It’s seldom the party I remember, but some small moment on the way. Such was the case one piercingly cold March night walking through Clinton Hill with my friend Sophie, a poet based in Edinburgh. I can’t recall where we were headed; she had been staying with me in Brooklyn while in town for a few literary events, so I accompanied her to readings, drinks, spontaneous dancing in the back of The Half King. She is one of those rare people I became close friends with simultaneous to our having met due to some ineffable sense of – what? resonance? recognition? I don’t know the appropriate term for the waves that carry the energy I’m trying to describe, or even the kind of matter it must pass through in order to be perceived. But when I tried, falteringly, to articulate it to Sophie during our walk, she immediately understood what I was grasping for and handed me a Dutch term vast enough to contain my slippery attempts. Uitstraling, which translates as ‘out-shining’, means to glow, radiate a kind of aura or charisma – although none of that, she explained, is exactly right. It’s difficult to pin down a definition of this sensation without leaning on phenomenological or loose terminology. But that doesn’t matter much in the end, as words and thoughts become unnecessary in its presence.
Thinking, according to psychoanalyst W.R. Bion, is ‘called into existence to cope with thoughts’. He explains this counterintuitive precept through a scenario involving a hungry infant who yearns for the breast to suddenly materialize and satisfy her need. When the infant feels hunger and expects the breast but no breast turns up, instead of the yearned-for satisfaction, she feels frustration, which then leads to a thought (‘the breast is not there’). The ‘development of an ability to think’ occurs as a way of coping with the thoughts that crystallize from frustrated feelings – or, in philosopher Emil Cioran’s terms, ‘Every thought derives from a thwarted sensation’. With breast – or its metonym – in mouth, however, there’s no need for thinking. You are free to feel.
For most of us, this felt reality – along with the sense of satisfaction it carries – is experienced only in bursts. However, Oliver Sacks writes in The Man Who Mistook His Wife for a Hat about a set of autistic twins for whom this state was sustained. Despite being unable to perform the most rudimentary mathematical calculations, they had an extraordinary ability to ‘see’ prime numbers – breasts of sorts – in ‘an entirely sensual and non-intellectual way’, and to ‘savour’ them through play ‘with almost holy intensity’. Others quoted by Sacks with similar sensory relationships to numbers experienced them as living things, like the ‘unanalysable essence of all musical sense’ based on tones that are like ‘“faces” for the ear . . . recognized, felt, immediately as “persons”’. This recognition, ‘involving warmth, emotion, personal relation’, is akin to the recognition of a friend. ‘3,844?’ Sacks quotes a mathematician saying. ‘For you it’s just a three and an eight and a four and a four. But I say, “Hi! 62 squared”.’
Certain feelings – like that of the mathematician encountering numbers – keep thoughts, and thus thinking, at bay.

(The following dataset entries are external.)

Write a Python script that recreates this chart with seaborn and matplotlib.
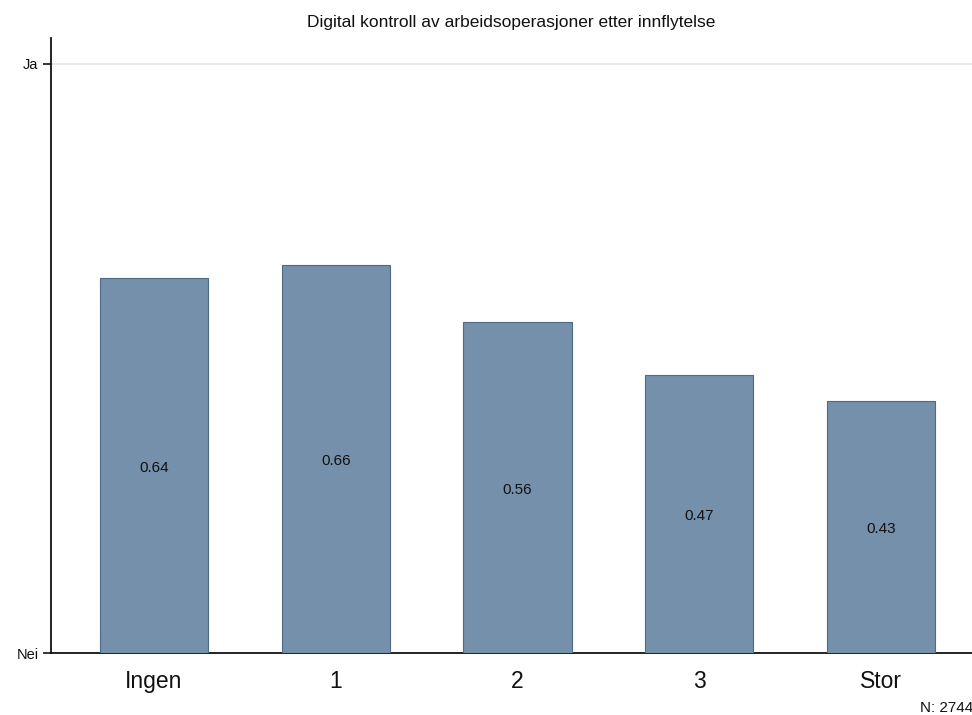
import pandas as pd
import numpy as np
import matplotlib.pyplot as plt
import seaborn as sns

sns.set_style("white")
plt.rcParams["font.family"] = ["Liberation Sans", "DejaVu Sans"]

# Data
categories = ["Ingen", "1", "2", "3", "Stor"]
values = [0.637, 0.659, 0.562, 0.472, 0.428]
labels = ["0.64", "0.66", "0.56", "0.47", "0.43"]
n_total = 2744

df = pd.DataFrame({"innflytelse": categories, "andel": values})

fig = plt.figure(figsize=(9.72, 7.15), dpi=100)
ax = fig.add_axes([0.0525, 0.0867, 0.9475, 0.8602])

sns.barplot(data=df, x="innflytelse", y="andel", color="#7590aa",
            width=0.595, saturation=1, edgecolor="#4d6a88", linewidth=0.8,
            zorder=3, ax=ax)

# value labels at mid-height of each bar
for i, (v, lab) in enumerate(zip(values, labels)):
    ax.text(i, v / 2 - 0.004, lab, ha="center", va="center", fontsize=11, color="#111111")

ax.set_xlim(-0.566, 4.5)
ax.set_ylim(0, 1.044)
ax.set_yticks([0, 1])
ax.set_yticklabels(["Nei", "Ja"], fontsize=10.5)
ax.axhline(1, color="#e6e6e6", linewidth=1.2, zorder=1)

ax.tick_params(axis="y", length=6, width=1.3, direction="out", left=True, pad=3,
               labelcolor="#111111")
ax.tick_params(axis="x", length=0, labelsize=16.5, pad=12, labelcolor="#111111")
for s in ["top", "right"]:
    ax.spines[s].set_visible(False)
for s in ["left", "bottom"]:
    ax.spines[s].set_linewidth(1.3)
    ax.spines[s].set_color("#111111")

ax.set_xlabel("")
ax.set_ylabel("")
ax.set_title("Digital kontroll av arbeidsoperasjoner etter innflytelse",
             fontsize=12.5, pad=8, color="#111111")

fig.text(0.947, 0.0, f"N: {n_total}", fontsize=11, ha="left", va="bottom",
         color="#111111")

fig.savefig("out.png", dpi=100)
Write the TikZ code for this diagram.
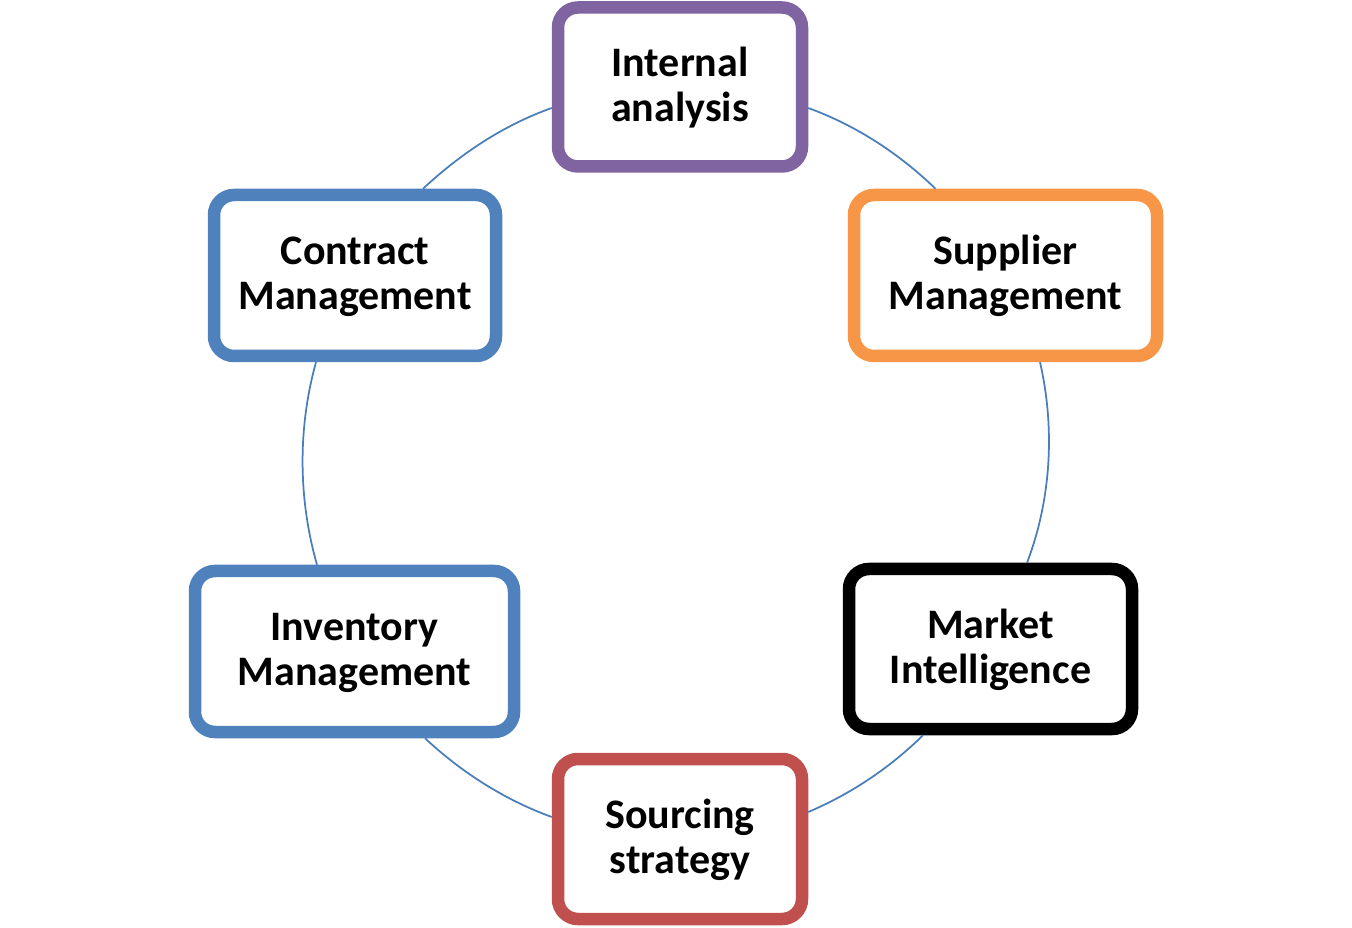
\documentclass[tikz,border=0pt]{standalone}
\usepackage{fontspec}
\setmainfont{Carlito}
\definecolor{cpurple}{HTML}{8064A2}
\definecolor{corange}{HTML}{F79646}
\definecolor{cred}{HTML}{C0504D}
\definecolor{cblue}{HTML}{4F81BD}
\definecolor{cline}{HTML}{4A7EBB}
\newcommand{\tl}[2]{\rule{0pt}{34pt}#1\\#2\rule[-10pt]{0pt}{10pt}}
\begin{document}
\begin{tikzpicture}[x=1pt,y=1pt,
  box/.style={draw, line width=12.5pt, rounded corners=20pt, fill=white,
    align=center, inner sep=0pt,
    font=\fontsize{42}{45}\selectfont\bfseries},
  link/.style={draw=cline, line width=1.75pt, looseness=0.86}]
\useasboundingbox (0,0) rectangle (1352,927);
\node[box, draw=cpurple, minimum width=244pt, minimum height=159pt] (internal) at (680,840) {\tl{Internal}{analysis}};
\node[box, draw=corange, minimum width=303pt, minimum height=161pt] (supplier) at (1005.5,651.5) {\tl{Supplier}{Management}};
\node[box, draw=black, minimum width=283pt, minimum height=160pt] (market) at (990.5,278) {\tl{Market}{Intelligence}};
\node[box, draw=cred, minimum width=244pt, minimum height=160pt] (sourcing) at (680,88) {\tl{Sourcing}{strategy}};
\node[box, draw=cblue, minimum width=319pt, minimum height=161pt] (inventory) at (354.5,275.5) {\tl{Inventory}{Management}};
\node[box, draw=cblue, minimum width=282pt, minimum height=161pt] (contract) at (355,651.5) {\tl{Contract}{Management}};
\draw[link] ([yshift=-21pt]internal.east) to[out=-20, in=136] ([xshift=-70pt]supplier.north);
\draw[link] ([xshift=34.5pt]supplier.south) to[out=-77, in=69] ([xshift=36.5pt]market.north);
\draw[link] ([xshift=-67.5pt]market.south) to[out=-135.5, in=23] ([yshift=27pt]sourcing.east);
\draw[link] ([yshift=22pt]sourcing.west) to[out=160, in=-43] ([xshift=70.5pt]inventory.south);
\draw[link] ([xshift=-37.5pt]inventory.north) to[out=106, in=-105.6] ([xshift=-39pt]contract.south);
\draw[link] ([xshift=68pt]contract.north) to[out=43, in=-160.5] ([yshift=-21pt]internal.west);
\end{tikzpicture}
\end{document}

I have a framed photograph on the mantle in the front hallway of my home, a portrait of sorts, of the unanalysable essence of a moment I wanted to capture while studying at Oxford. I had just decided to drop my neuroscience major and was there to immerse myself in modernist texts after having experienced, through James Joyce’s Ulysses, the excitement (I will yes) of being close to a mind that had not been calibrated to ready-made forms. In discussing photographs, Barthes describes the part of the image we understand and can connect to contexts of meaning we know, the ‘studium’, and the ‘punctum’, the part that pierces us, resonates with our interior to evoke strong feeling. Barthes’ punctum is similar to Joyce’s idea of epiphany, ‘a sudden spiritual manifestation’ that allows us to apprehend what we cannot access intentionally. Reading Woolf’s To the Lighthouse, listening to music, smoking cigarettes in my sunlit room at Trinity College, I was suddenly seized by an acute sense of my being. I wanted to record the moment, but realized, upon opening my notebook, that no words attached to the experience. So I took a picture. When people ask what the photograph is of, I say, happiness, even though I know that’s not quite right. But what am I supposed to say – holy intensity?
Occasionally, while moving through the studium of existence, I am pricked by a sense of profound feeling, like the beam of light Krzysztof Kieślowski shines into his protagonists’ eyes to indicate communion with another level of being. While reading, for example, I sometimes stumble upon a passage so evocative that it spills over the edges of my intellect and the surplus is transformed into a bodily sensation that compels me to slam the book shut, stand up, walk around. Work that excites, rushes out of the intellect and into the body – what Jorge Luis Borges calls the ‘aesthetic act, the thrill, the almost physical emotion that comes with each reading’.